» Dataset entries
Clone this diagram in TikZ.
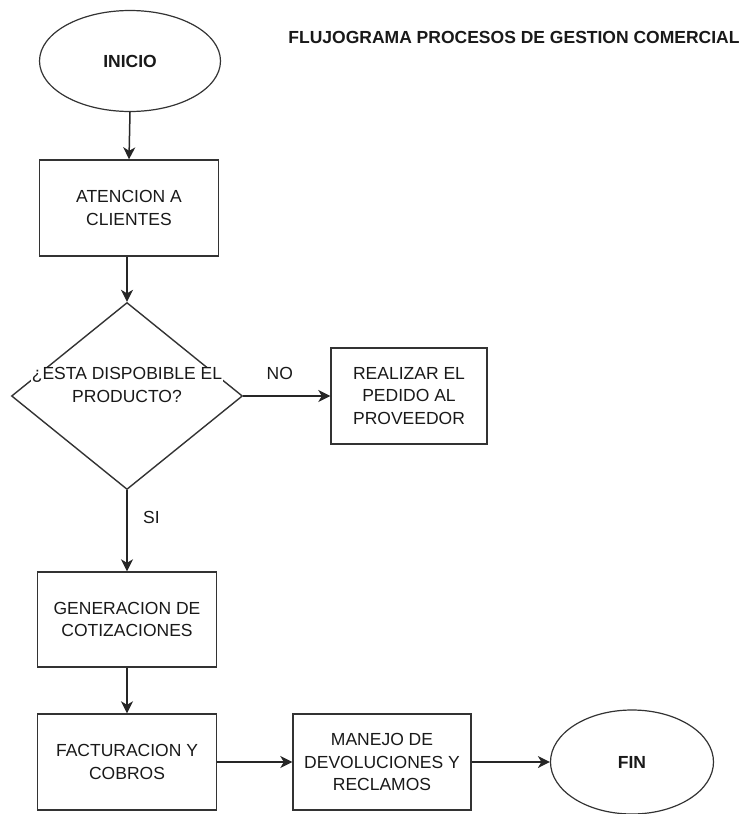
\documentclass[tikz,border=0pt]{standalone}
\usepackage{fontspec}
\setmainfont{Liberation Sans}
\usetikzlibrary{shapes.geometric,arrows.meta}
\begin{document}
\begin{tikzpicture}[x=1pt,y=-1pt,
  every node/.style={font=\fontsize{17.5}{22.5}\selectfont, align=center, text=black!90},
  stepbox/.style={draw=black!80, line width=1.4pt, minimum width=179pt, minimum height=96pt, inner sep=0pt},
  terminal/.style={draw=black!80, line width=1.2pt, ellipse, inner sep=0pt},
  decision/.style={draw=black!80, line width=1.4pt, diamond, inner sep=0pt, minimum width=231pt, minimum height=187pt},
  flow/.style={draw=black!85, line width=1.5pt, -{Stealth[length=12pt,width=12pt,inset=3.5pt]}},
  tag/.style={font=\fontsize{17.5}{22}\selectfont}
]
\useasboundingbox (0,0) rectangle (746,814);

% title
\node[font=\bfseries\fontsize{17.5}{22}\selectfont] (title) at (514,37) {FLUJOGRAMA PROCESOS DE GESTION COMERCIAL};

% start / end
\node[terminal, minimum width=181pt, minimum height=101pt] (inicio) at (130,61) {\bfseries INICIO};
\node[terminal, minimum width=163pt, minimum height=104pt] (fin) at (632,762) {\bfseries FIN};

% process steps
\node[stepbox] (atencion) at (129,208) {ATENCION A\\CLIENTES};
\node[decision] (disp) at (127,396) {};
\node[fill=white, inner sep=1pt] (disptxt) at (127,385) {¿ESTA DISPOBIBLE EL\\PRODUCTO?};
\node[stepbox, minimum width=156pt] (pedido) at (409,396) {REALIZAR EL\\PEDIDO AL\\PROVEEDOR};
\node[stepbox, minimum height=95pt] (cotiz) at (127,619.5) {GENERACION DE\\COTIZACIONES};
\node[stepbox] (fact) at (127,762) {FACTURACION Y\\COBROS};
\node[stepbox, minimum width=178pt] (manejo) at (382,762) {MANEJO DE\\DEVOLUCIONES Y\\RECLAMOS};

% connectors
\draw[flow] (inicio.south) -- (atencion.north);
\draw[flow] (atencion.south -| disp.north) -- (disp.north);
\draw[flow] (disp.east) -- node[tag, above=12pt, pos=0.42] (no) {NO} (pedido.west);
\draw[flow] (disp.south) -- node[tag, right=12pt, pos=0.34] (si) {SI} (cotiz.north -| disp.south);
\draw[flow] (cotiz.south) -- (fact.north);
\draw[flow] (fact.east) -- (manejo.west);
\draw[flow] (manejo.east) -- (fin.west);
\end{tikzpicture}
\end{document}
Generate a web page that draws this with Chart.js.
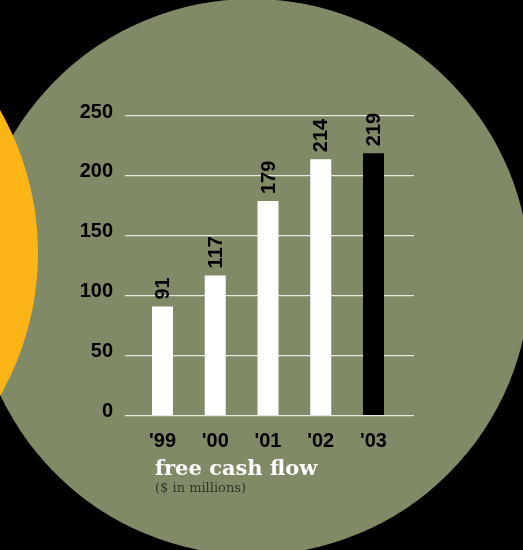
<!DOCTYPE html>
<html>
<head>
<meta charset="utf-8">
<script src="https://cdn.jsdelivr.net/npm/chart.js@4/dist/chart.umd.min.js"></script>
<style>
	html, body { margin: 0; padding: 0; background: #000; }
	#stage { position: relative; width: 523px; height: 550px; overflow: hidden; background: #000; }
	.disc { position: absolute; border-radius: 50%; }
	#olive { left: -26px; top: -1px; width: 556px; height: 556px; background: #808a67; }
	#sun { left: -538px; top: -35px; width: 576px; height: 576px; background: #fdb417; }
	#chartBox { position: absolute; left: 0; top: 0; width: 523px; height: 550px; }
	.caption { position: absolute; left: 155px; white-space: nowrap; }
	#capTitle { top: 457px; font: bold 21px/1 "DejaVu Serif", serif; color: #fff; }
	#capSub { top: 481px; font: 13px/1 "DejaVu Serif", serif; color: #33352b; }
</style>
</head>
<body>
<div id="stage">
	<div class="disc" id="olive"></div>
	<div class="disc" id="sun"></div>
	<div id="chartBox"><canvas id="fcf" width="523" height="550"></canvas></div>
	<div class="caption" id="capTitle">free cash flow</div>
	<div class="caption" id="capSub">($ in millions)</div>
</div>
<script>
// free cash flow, $ millions
const years = ["'99", "'00", "'01", "'02", "'03"]
const cashFlow = [91, 117, 179, 214, 219]
const barColors = ["#ffffff", "#ffffff", "#ffffff", "#ffffff", "#000000"]
const yTicks = [0, 50, 100, 150, 200, 250]

const points = []
cashFlow.forEach(function (value, index) {
	points.push({x: index, y: value})
})

// vertical value labels above each bar
const barValues = {
	id: 'barValues',
	afterDatasetsDraw(chart) {
		const ctx = chart.ctx
		const meta = chart.getDatasetMeta(0)
		ctx.save()
		ctx.fillStyle = '#000'
		ctx.font = 'bold 20px "Liberation Sans", Arial, sans-serif'
		ctx.textAlign = 'left'
		ctx.textBaseline = 'middle'
		meta.data.forEach(function (bar, i) {
			ctx.save()
			ctx.translate(bar.x + 1, bar.y - 7)
			ctx.rotate(-Math.PI / 2)
			ctx.fillText(String(cashFlow[i]), 0, 0)
			ctx.restore()
		})
		ctx.restore()
	}
}

const ctx = document.getElementById('fcf').getContext('2d')
new Chart(ctx, {
	type: 'bar',
	data: {
		datasets: [
			{
				data: points,
				backgroundColor: barColors,
				borderWidth: 0,
				barPercentage: 0.398,
				categoryPercentage: 1,
			},
		],
	},
	options: {
		responsive: false,
		animation: false,
		layout: {
			padding: {
				left: 0,
				right: 109,
				top: 116,
				bottom: 0,
			},
		},
		plugins: {
			legend: {display: false},
			tooltip: {enabled: false},
		},
		scales: {
			x: {
				type: 'linear',
				offset: false,
				min: -0.711,
				max: 4.768,
				grid: {display: false},
				border: {display: false},
				afterBuildTicks: function (scale) {
					scale.ticks = years.map(function (label, i) { return {value: i} })
				},
				afterFit: function (scale) { scale.height = 134.4 },
				ticks: {
					autoSkip: false,
					maxRotation: 0,
					padding: 6,
					color: '#000',
					font: {family: '"Liberation Sans", Arial, sans-serif', size: 20, weight: 'bold'},
					callback: function (value) { return years[value] },
				},
			},
			y: {
				min: 0,
				max: 250,
				afterBuildTicks: function (scale) {
					scale.ticks = yTicks.map(function (v) { return {value: v} })
				},
				afterFit: function (scale) { scale.width = 125 },
				grid: {
					color: '#e6e9de',
					lineWidth: 1.2,
					drawTicks: false,
				},
				border: {display: false},
				ticks: {
					padding: 12,
					labelOffset: -4,
					color: '#000',
					font: {family: '"Liberation Sans", Arial, sans-serif', size: 20, weight: 'bold'},
				},
			},
		},
	},
	plugins: [barValues],
});
</script>
</body>
</html>
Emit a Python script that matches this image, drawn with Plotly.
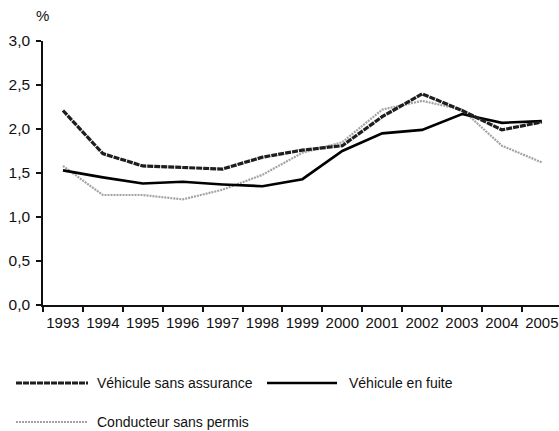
import plotly.graph_objects as go

years = ["1993", "1994", "1995", "1996", "1997", "1998", "1999",
         "2000", "2001", "2002", "2003", "2004", "2005"]
sans_assurance = [2.21, 1.72, 1.58, 1.56, 1.545, 1.68, 1.76, 1.81, 2.14, 2.40, 2.21, 1.99, 2.08]
en_fuite = [1.53, 1.45, 1.38, 1.40, 1.37, 1.35, 1.43, 1.75, 1.95, 1.99, 2.17, 2.07, 2.09]
sans_permis = [1.58, 1.25, 1.25, 1.20, 1.31, 1.48, 1.73, 1.85, 2.22, 2.32, 2.22, 1.81, 1.62]
y_ticks = [0, 0.5, 1.0, 1.5, 2.0, 2.5, 3.0]

W, H = 559, 431
L, R, T, B = 43, 0, 41, 126
FONT = "Liberation Sans, Arial, sans-serif"

styles = {
    "sans_assurance": dict(color="#1e1e1e", width=3.2, dash="6px,1px"),
    "en_fuite": dict(color="#000000", width=2.6),
    "sans_permis": dict(color="#a3a3a3", width=2.2, dash="2px,1px"),
}

fig = go.Figure()
fig.add_trace(go.Scatter(x=years, y=sans_permis, mode="lines", name="Conducteur sans permis",
                         line=styles["sans_permis"], showlegend=False))
fig.add_trace(go.Scatter(x=years, y=en_fuite, mode="lines", name="Véhicule en fuite",
                         line=styles["en_fuite"], showlegend=False))
fig.add_trace(go.Scatter(x=years, y=sans_assurance, mode="lines", name="Véhicule sans assurance",
                         line=styles["sans_assurance"], showlegend=False))

def px_x(px):
    return (px - L) / (W - L - R)

def px_y(py):
    return (H - B - py) / (H - B - T)

legend_items = [
    ("Véhicule sans assurance", "sans_assurance", 16, 88, 95, 383),
    ("Véhicule en fuite", "en_fuite", 267, 337, 347, 383),
    ("Conducteur sans permis", "sans_permis", 16, 88, 95, 422),
]
shapes = []
annotations = []
for label, key, x0, x1, tx, yy in legend_items:
    st = styles[key]
    shapes.append(dict(type="line", xref="paper", yref="paper",
                       x0=px_x(x0), x1=px_x(x1), y0=px_y(yy), y1=px_y(yy),
                       line=dict(color=st["color"], width=st["width"], dash=st.get("dash", "solid"))))
    annotations.append(dict(text=label, xref="paper", yref="paper", x=px_x(tx), y=px_y(yy),
                            xanchor="left", yanchor="middle", showarrow=False,
                            font=dict(family=FONT, size=14, color="#111")))
annotations.append(dict(text="%", xref="paper", yref="paper", x=px_x(42), y=px_y(15),
                        xanchor="center", yanchor="middle", showarrow=False,
                        font=dict(family=FONT, size=15, color="#111")))

fig.update_layout(
    width=W, height=H,
    margin=dict(l=L, r=R, t=T, b=B, autoexpand=False),
    paper_bgcolor="white", plot_bgcolor="white",
    separators=", ",
    font=dict(family=FONT, size=15, color="#111"),
    shapes=shapes, annotations=annotations,
    showlegend=False,
)
fig.update_xaxes(type="category", range=[-0.5, 12.43], showgrid=False, automargin=False,
                 showline=True, linecolor="#111", linewidth=2, tickangle=0,
                 ticks="outside", tickson="boundaries", ticklen=5, tickwidth=1.5, tickcolor="#111",
                 ticklabelstandoff=3,
                 tickfont=dict(family=FONT, size=15), fixedrange=True)
fig.update_yaxes(range=[0, 3.0], tickvals=y_ticks, tickformat=".1f", showgrid=False, zeroline=False,
                 showline=True, linecolor="#111", linewidth=1.5, automargin=False,
                 ticks="outside", ticklen=5, tickwidth=1.5, tickcolor="#111",
                 ticklabelstandoff=3,
                 tickfont=dict(family=FONT, size=15.5), fixedrange=True)

fig.write_html("out.html", config={"displayModeBar": False},
               post_script="document.body.style.margin='0';document.body.style.overflow='hidden';")
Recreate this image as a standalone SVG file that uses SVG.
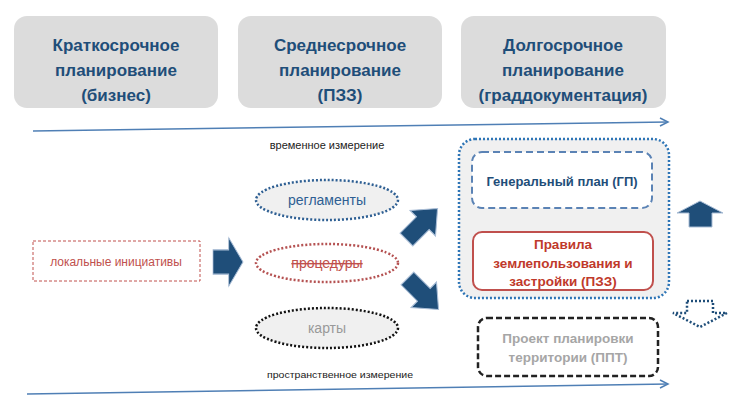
<svg xmlns="http://www.w3.org/2000/svg" width="735" height="407" viewBox="0 0 735 407">
<style>
.hdr{fill:#dcdcdc}
.ht{font-family:"Liberation Sans",Arial,sans-serif;font-weight:bold;font-size:17px;fill:#1f4e79;text-anchor:middle}
.sm{font-family:"Liberation Sans",Arial,sans-serif;fill:#222;text-anchor:middle}
.axis{stroke:#4f7fb5;stroke-width:1.5;fill:none}
.blk{fill:#1f4e79;stroke:#a9bdd6;stroke-width:1}
.et{font-family:"Liberation Sans",Arial,sans-serif;text-anchor:middle}
.bt{font-family:"Liberation Sans",Arial,sans-serif;font-weight:bold;text-anchor:middle}
</style>
<defs>
<path id="blockArrow" d="M-20,-9 L1,-9 L1,-18 L20,0 L1,18 L1,9 L-20,9 Z"/>
</defs>
<g id="short-term">
<rect class="hdr" x="14" y="16" width="204" height="92" rx="13"/>
<text class="ht" x="116" y="51">Краткосрочное</text>
<text class="ht" x="116" y="76">планирование</text>
<text class="ht" x="116" y="101">(бизнес)</text>
</g>
<g id="mid-term">
<rect class="hdr" x="238" y="16" width="204" height="92" rx="13"/>
<text class="ht" x="340" y="51">Среднесрочное</text>
<text class="ht" x="340" y="76">планирование</text>
<text class="ht" x="340" y="101">(ПЗЗ)</text>
</g>
<g id="long-term">
<rect class="hdr" x="461" y="16" width="205" height="92" rx="13"/>
<text class="ht" x="563" y="51">Долгосрочное</text>
<text class="ht" x="563" y="76">планирование</text>
<text class="ht" x="563" y="101">(граддокументация)</text>
</g>
<g id="connectors">
<path class="axis" d="M33,131 L668,122"/>
<path class="axis" d="M660,118 L668,122 L660,126"/>
<path class="axis" d="M27,394 L668,384"/>
<path class="axis" d="M660,380 L668,384 L660,388"/>
<use href="#blockArrow" class="blk" transform="translate(228,262) scale(0.75,1.35)"/>
<use href="#blockArrow" class="blk" transform="translate(422,224) rotate(-45) scale(1.1,1)"/>
<use href="#blockArrow" class="blk" transform="translate(423,294) rotate(45) scale(1.1,1)"/>
<path class="blk" d="M700,201 L723,213 L712,213 L712,227 L689,227 L689,213 L677,213 Z"/>
<path d="M687,301 L713,301 L713,313 L727,313 L700,327 L673,313 L687,313 Z" fill="none" stroke="#1f4e79" stroke-width="2.5" stroke-dasharray="2,2"/>
</g>
<text class="sm" x="327" y="149" style="font-size:11px">временное  измерение</text>
<text class="sm" x="340" y="378" style="font-size:9.5px" textLength="146" lengthAdjust="spacingAndGlyphs">пространственное измерение</text>
<g id="local">
<rect x="33" y="241" width="167" height="40" fill="#fff" stroke="#c0504d" stroke-width="1" stroke-dasharray="3,2"/>
<text class="et" x="116" y="266" style="font-size:12px" fill="#c0504d">локальные инициативы</text>
</g>
<g id="reglamenty">
<ellipse cx="327" cy="200" rx="71" ry="20" fill="#f0f0f0" stroke="#2e5f93" stroke-width="2.5" stroke-dasharray="2,2"/>
<text class="et" x="327" y="205" style="font-size:14px" fill="#2e5f93">регламенты</text>
</g>
<g id="procedury">
<ellipse cx="327" cy="263" rx="71" ry="19" fill="#fff" stroke="#b55252" stroke-width="2.5" stroke-dasharray="2,2"/>
<text class="et" x="327" y="268" style="font-size:14px" fill="#c0504d" text-decoration="line-through">процедуры</text>
</g>
<g id="karty">
<ellipse cx="327" cy="328" rx="71" ry="20" fill="#f0f0f0" stroke="#111" stroke-width="2.5" stroke-dasharray="2,2"/>
<text class="et" x="327" y="333" style="font-size:14px" fill="#999">карты</text>
</g>
<g id="docs">
<rect x="459" y="139" width="210" height="159" rx="16" fill="#f0f0f0" stroke="#2e75b6" stroke-width="2.5" stroke-dasharray="2,2"/>
</g>
<g id="gp">
<rect x="472" y="152" width="180" height="56" rx="10" fill="#fff" stroke="#5b83b5" stroke-width="2" stroke-dasharray="7,4"/>
<text class="bt" x="562" y="186" style="font-size:13px" fill="#1f4e79">Генеральный план (ГП)</text>
</g>
<g id="pzz">
<rect x="473" y="232" width="180" height="58" rx="9" fill="#fff" stroke="#c0504d" stroke-width="2"/>
<text class="bt" x="563" y="249" style="font-size:13.5px" fill="#c0392b">Правила</text>
<text class="bt" x="563" y="268" style="font-size:13.5px" fill="#c0392b">землепользования и</text>
<text class="bt" x="563" y="286" style="font-size:13.5px" fill="#c0392b">застройки (ПЗЗ)</text>
</g>
<g id="ppt">
<rect x="478" y="318" width="180" height="58" rx="9" fill="#fff" stroke="#222" stroke-width="2.5" stroke-dasharray="6,3"/>
<text class="bt" x="568" y="343" style="font-size:13.5px" fill="#a6a6a6">Проект планировки</text>
<text class="bt" x="568" y="362" style="font-size:13.5px" fill="#a6a6a6">территории (ППТ)</text>
</g>
</svg>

» Aim
Could the lines from the top of the material through the line with "(title) at (514,37)" be repeated exactly, pictures left out?

» Exercise response
Clone this diagram in TikZ.
\documentclass[tikz,border=0pt]{standalone}
\usepackage{fontspec}
\setmainfont{Liberation Sans}
\usetikzlibrary{shapes.geometric,arrows.meta}
\begin{document}
\begin{tikzpicture}[x=1pt,y=-1pt,
  every node/.style={font=\fontsize{17.5}{22.5}\selectfont, align=center, text=black!90},
  stepbox/.style={draw=black!80, line width=1.4pt, minimum width=179pt, minimum height=96pt, inner sep=0pt},
  terminal/.style={draw=black!80, line width=1.2pt, ellipse, inner sep=0pt},
  decision/.style={draw=black!80, line width=1.4pt, diamond, inner sep=0pt, minimum width=231pt, minimum height=187pt},
  flow/.style={draw=black!85, line width=1.5pt, -{Stealth[length=12pt,width=12pt,inset=3.5pt]}},
  tag/.style={font=\fontsize{17.5}{22}\selectfont}
]
\useasboundingbox (0,0) rectangle (746,814);

% title
\node[font=\bfseries\fontsize{17.5}{22}\selectfont] (title) at (514,37) {FLUJOGRAMA PROCESOS DE GESTION COMERCIAL};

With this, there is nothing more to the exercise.